There is room to be a bit more granular with the check so here’s how I ended up implementing it. I don’t consider the optional header in the fixed check. Instead, I check if the host process is a platform-neutral assembly without the COMIMAGE_FLAGS_32BITREQUIRED flag.

if (nt->FileHeader.Machine != nthost->FileHeader.Machine) {
    // This is not always the case:
    // If IL_ONLY PE32 is loaded on 64-bit Windows and we load a PE32+ exe/dll
		if ((nt->FileHeader.Machine == IMAGE_FILE_MACHINE_I386 && nthost->FileHeader.Machine == IMAGE_FILE_MACHINE_IA64) && !CheckForILOnly(nthost, (ULONG_PTR)host)) {
			  DPRINT("Host process %08lx and file %08lx are not compatible...cannot load.",
				nthost->FileHeader.Machine, nt->FileHeader.Machine);
			  return;
		}
}
BOOL CheckForILOnly(PIMAGE_NT_HEADERS nthost, ULONG_PTR host)
{
	PIMAGE_DATA_DIRECTORY		net_data_dir;
	PBYTE						cor20_hdr;
	DWORD						cor20_flags;

	net_data_dir = &nthost->OptionalHeader.DataDirectory[IMAGE_DIRECTORY_ENTRY_COM_DESCRIPTOR];

	if (net_data_dir->Size && net_data_dir->VirtualAddress) {

		cor20_hdr = (PBYTE)(host + net_data_dir->VirtualAddress);
		cor20_flags = *(PDWORD)((ULONG_PTR)cor20_hdr + 0x10);

		if (cor20_flags & 0x1 /* IL_ONLY */) {
			if ((cor20_flags & 0x2) /* ! 32_BIT_REQUIRED */ == 0) {
				return TRUE;
			}
		}
	}

	return FALSE;
}

If you maintain or use a reflective loader you should ensure this edge case is handled.

Further Questions

Why does the loader ignore the Machine field for platform-neutral assemblies?

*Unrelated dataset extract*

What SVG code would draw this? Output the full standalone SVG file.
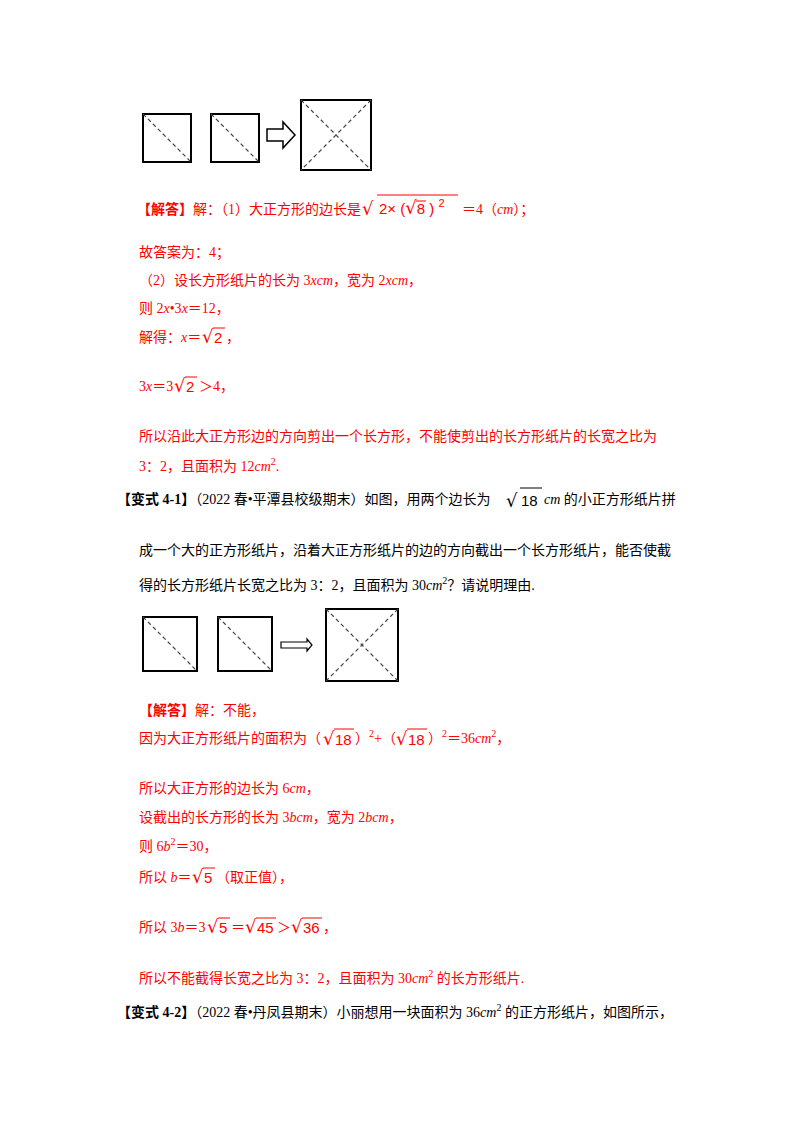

This appears to contradict the documentation when both the COMIMAGE_FLAGS_32BITREQUIRED and COMIMAGE_FLAGS_32BITPREFERRED flags are unset.

I think the most likely answer is the loader just ignores it — the information is not needed.

Another explanation may lie in semantics, but it’s likely just speculation.

MSDN describes the Machine field as, “The architecture type of the computer”, adding, “An image file can only be run on the specified computer or a system that emulates the specified computer”.

Then, it would seem, that the Machine field doesn’t indicate whether or not the file is a PE32+ format, rather, it describes the need for the computer to support an architecture for the image file.

  • Platform-neutral assemblies contain no real machine code (other than a placeholder entrypoint)
  • Platform-neutral assemblies will always have a Machine value of IMAGE_FILE_MACHINE_I386
  • IMAGE_FILE_MACHINE_I386 can always be emulated on 64-bit Windows

So… maybe there’s no need to transform it?